No pitch, no membership, just massage ... for the health of it!
Studies have shown that therapeutic massage has definite physiological effects within the human body. In fact, massage offers a whole range of therapeutic benefits. Primarily, therapeutic massage has a pronounced affect on the circulatory and lymphatic systems. It increases the flow of blood and lymph to and from particular regions. Increased blood flow to a damaged area of the body will deliver more oxygen and nutrients to the area, therefore enhancing the recovery period of injured or atrophied muscles.
Increasing lymphatic flow away from damaged areas removes metabolic waste and fluid, which reduces swelling and increases range of motion of the muscle or joint. Massage also decreases cardiac rate through increased circulation therefore reducing unnecessary strain placed upon the cardiac tissue.

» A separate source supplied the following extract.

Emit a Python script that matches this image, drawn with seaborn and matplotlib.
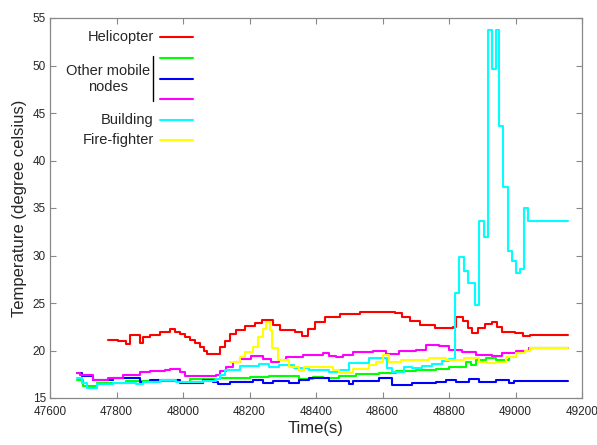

The manipulation of muscle tissue during a therapeutic massage session stimulates endorphin (morphine-like) production, a natural way to reduce pain and discomfort. As a form of passive exercise, massage increases muscle elasticity and strength as well as joint flexibility and range of motion. Therapeutic massage reduces the formation of adhesions and scar tissue, which allows a regain of mobility faster without the continuing hindrance of extensive scarring.
Therapeutic massage counteracts the effects of being bedridden or movement impaired. Recovery rate in general is accelerated due to the physiological effects of therapeutic massage. Normal lifestyles and habits can be re-attained if massage is used as an adjunct to rehabilitation.
Massage therapy is often used in sports rehabilitation programs post-surgically, because it enables the athlete to return to his or her prior level of function at a greater rate. The use of myofascial release, neuromuscular therapy and passive range of motion of both the involved shoulder and elbow areas are key elements in his rehabilitation on both muscular and cellular levels.